◆ Exercise directions: Set down each line of the data below exactly as it stands, dropping the pictures.

◆ Dataset excerpt:
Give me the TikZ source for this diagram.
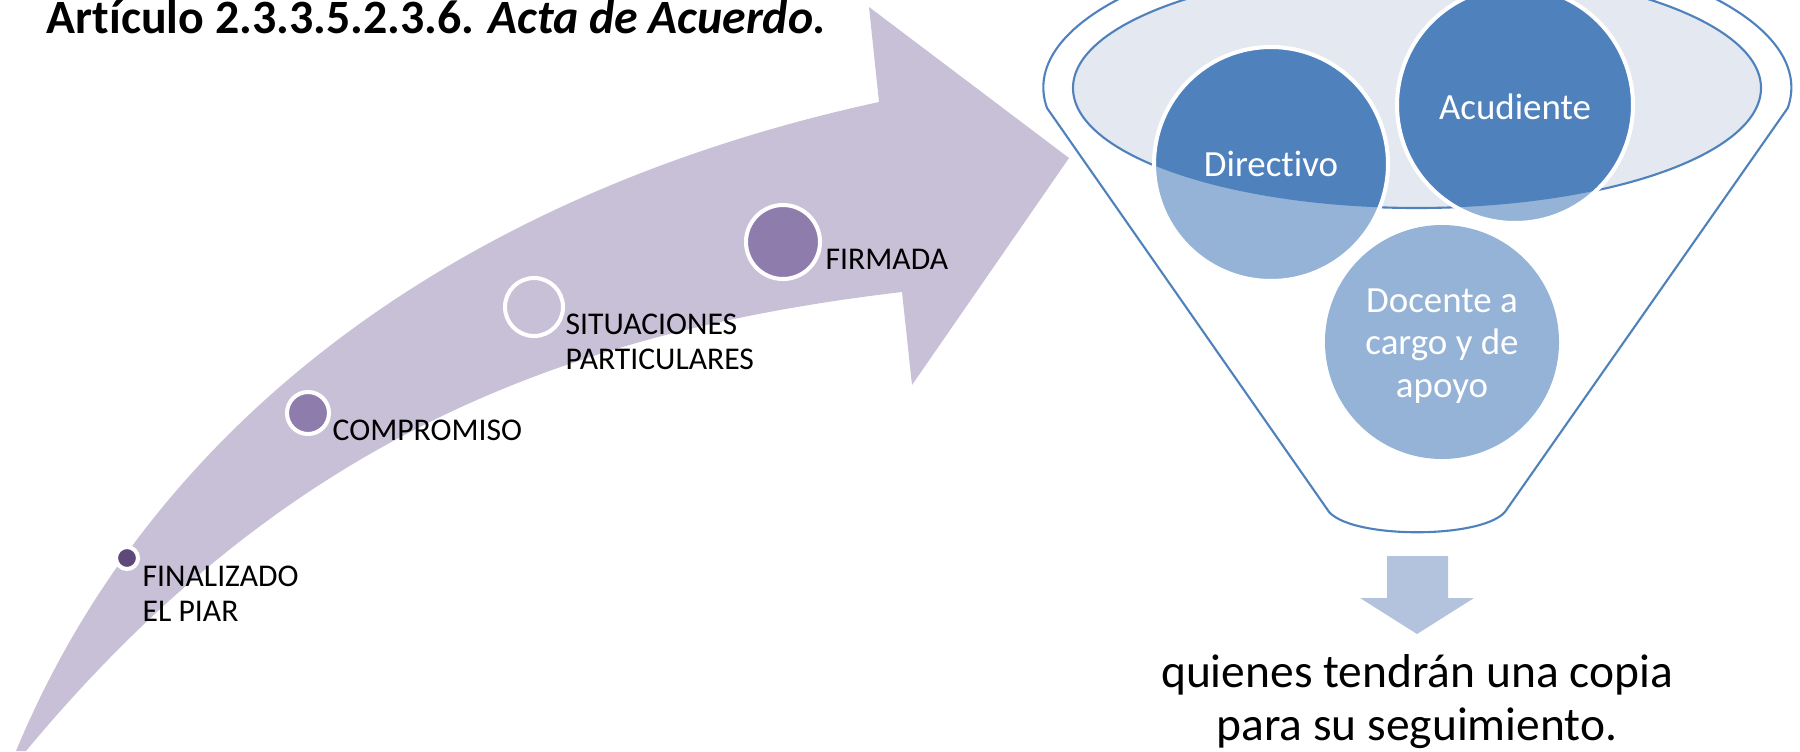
\documentclass[tikz,border=0pt]{standalone}
\usepackage{fontspec}
\setmainfont{Carlito}[Ligatures={NoCommon,NoDiscretionary,NoContextual}]
\usepackage{tikz}
\usetikzlibrary{positioning,calc}
\definecolor{bandpurple}{RGB}{199,192,214}
\definecolor{dotdark}{RGB}{95,73,122}
\definecolor{dotmid}{RGB}{142,124,172}
\definecolor{funnelblue}{RGB}{79,129,189}
\definecolor{lightblue}{RGB}{149,179,215}
\definecolor{rimfill}{RGB}{227,232,241}
\definecolor{downblue}{RGB}{179,194,221}

\begin{document}
\begin{tikzpicture}[x=0.01cm, y=-0.01cm,
    steplabel/.style={anchor=base west, inner sep=0pt, align=left,
      font=\fontsize{9}{9.7}\selectfont},
    ringdot/.style={draw=white, line width=1.15pt},
    roletext/.style={text=white, align=center, inner sep=0pt,
      font=\fontsize{10.5}{12}\selectfont}]
    \useasboundingbox (0,0) rectangle (1800,751);
    \clip (0,0) rectangle (1800,751);

    \node[anchor=base west, inner sep=0pt, font=\fontsize{13.6}{16}\selectfont\bfseries] (titulo) at (46,33)
        {Artículo 2.3.3.5.2.3.6. \textit{Acta de Acuerdo.}};

    % Curved arrow
    \fill[bandpurple] (16,751) .. controls (163,397) and (492,186) .. (879,102)
        -- (869,7) -- (1069,158) -- (912,385) -- (902,292)
        .. controls (552,333) and (278,448) .. (26,751) -- cycle;

    % Steps on the arrow
    \filldraw[fill=dotdark, ringdot] (127,558) circle[radius=11];
    \filldraw[fill=dotmid, ringdot] (308,413) circle[radius=21];
    \draw[ringdot] (534,307) circle[radius=29];
    \filldraw[fill=dotmid, ringdot] (783,242) circle[radius=37];

    \node[steplabel] (finalizado) at (142,621) {FINALIZADO\\EL PIAR};
    \node[steplabel] (compromiso) at (332,440) {COMPROMISO};
    \node[steplabel] (situaciones) at (565,369) {SITUACIONES\\PARTICULARES};
    \node[steplabel] (firmada) at (825,269) {FIRMADA};

    % Funnel
    \draw[funnelblue, line width=0.6pt, fill=white] (1047,108)
        arc[start angle=172, end angle=368, x radius=374, y radius=147]
        -- (1507,509) .. controls (1490,540) and (1344,540) .. (1327,509) -- cycle;
    \filldraw[fill=rimfill, draw=funnelblue, line width=0.6pt] (1417,88) ellipse[x radius=344, y radius=120];

    \fill[lightblue] (1271,164) circle[radius=117] (1515,105) circle[radius=118] (1442,342) circle[radius=117];
    \begin{scope}
        \clip (1417,88) ellipse[x radius=344, y radius=120];
        \fill[funnelblue] (1271,164) circle[radius=117] (1515,105) circle[radius=118];
    \end{scope}
    \draw[white, line width=1.15pt] (1271,164) circle[radius=117] (1515,105) circle[radius=118];

    \node[roletext] (directivo) at (1271,164) {Directivo};
    \node[roletext] (acudiente) at (1515,107) {Acudiente};
    \node[roletext] (docente) at (1442,346) {Docente a\\cargo y de\\apoyo};

    % Down arrow and result
    \fill[downblue] (1387,556) -- (1448,556) -- (1448,598) -- (1474,598) -- (1417,634)
        -- (1360,598) -- (1387,598) -- cycle;
    \node[align=center, inner sep=0pt, anchor=base, font=\fontsize{13.5}{14.8}\selectfont] (copia) at (1417,740)
        {quienes tendrán una copia\\para su seguimiento.};
\end{tikzpicture}
\end{document}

◆ Correct result:
Give me the TikZ source for this diagram.
\documentclass[tikz,border=0pt]{standalone}
\usepackage{fontspec}
\setmainfont{Carlito}[Ligatures={NoCommon,NoDiscretionary,NoContextual}]
\usepackage{tikz}
\usetikzlibrary{positioning,calc}
\definecolor{bandpurple}{RGB}{199,192,214}
\definecolor{dotdark}{RGB}{95,73,122}
\definecolor{dotmid}{RGB}{142,124,172}
\definecolor{funnelblue}{RGB}{79,129,189}
\definecolor{lightblue}{RGB}{149,179,215}
\definecolor{rimfill}{RGB}{227,232,241}
\definecolor{downblue}{RGB}{179,194,221}

\begin{document}
\begin{tikzpicture}[x=0.01cm, y=-0.01cm,
    steplabel/.style={anchor=base west, inner sep=0pt, align=left,
      font=\fontsize{9}{9.7}\selectfont},
    ringdot/.style={draw=white, line width=1.15pt},
    roletext/.style={text=white, align=center, inner sep=0pt,
      font=\fontsize{10.5}{12}\selectfont}]
    \useasboundingbox (0,0) rectangle (1800,751);
    \clip (0,0) rectangle (1800,751);

    \node[anchor=base west, inner sep=0pt, font=\fontsize{13.6}{16}\selectfont\bfseries] (titulo) at (46,33)
        {Artículo 2.3.3.5.2.3.6. \textit{Acta de Acuerdo.}};

    % Curved arrow
    \fill[bandpurple] (16,751) .. controls (163,397) and (492,186) .. (879,102)
        -- (869,7) -- (1069,158) -- (912,385) -- (902,292)
        .. controls (552,333) and (278,448) .. (26,751) -- cycle;

    % Steps on the arrow
    \filldraw[fill=dotdark, ringdot] (127,558) circle[radius=11];
    \filldraw[fill=dotmid, ringdot] (308,413) circle[radius=21];
    \draw[ringdot] (534,307) circle[radius=29];
    \filldraw[fill=dotmid, ringdot] (783,242) circle[radius=37];

    \node[steplabel] (finalizado) at (142,621) {FINALIZADO\\EL PIAR};
    \node[steplabel] (compromiso) at (332,440) {COMPROMISO};
    \node[steplabel] (situaciones) at (565,369) {SITUACIONES\\PARTICULARES};
    \node[steplabel] (firmada) at (825,269) {FIRMADA};

    % Funnel
    \draw[funnelblue, line width=0.6pt, fill=white] (1047,108)
        arc[start angle=172, end angle=368, x radius=374, y radius=147]
        -- (1507,509) .. controls (1490,540) and (1344,540) .. (1327,509) -- cycle;
    \filldraw[fill=rimfill, draw=funnelblue, line width=0.6pt] (1417,88) ellipse[x radius=344, y radius=120];

    \fill[lightblue] (1271,164) circle[radius=117] (1515,105) circle[radius=118] (1442,342) circle[radius=117];
    \begin{scope}
        \clip (1417,88) ellipse[x radius=344, y radius=120];
        \fill[funnelblue] (1271,164) circle[radius=117] (1515,105) circle[radius=118];
    \end{scope}
    \draw[white, line width=1.15pt] (1271,164) circle[radius=117] (1515,105) circle[radius=118];

    \node[roletext] (directivo) at (1271,164) {Directivo};
    \node[roletext] (acudiente) at (1515,107) {Acudiente};
    \node[roletext] (docente) at (1442,346) {Docente a\\cargo y de\\apoyo};

    % Down arrow and result
    \fill[downblue] (1387,556) -- (1448,556) -- (1448,598) -- (1474,598) -- (1417,634)
        -- (1360,598) -- (1387,598) -- cycle;
    \node[align=center, inner sep=0pt, anchor=base, font=\fontsize{13.5}{14.8}\selectfont] (copia) at (1417,740)
        {quienes tendrán una copia\\para su seguimiento.};
\end{tikzpicture}
\end{document}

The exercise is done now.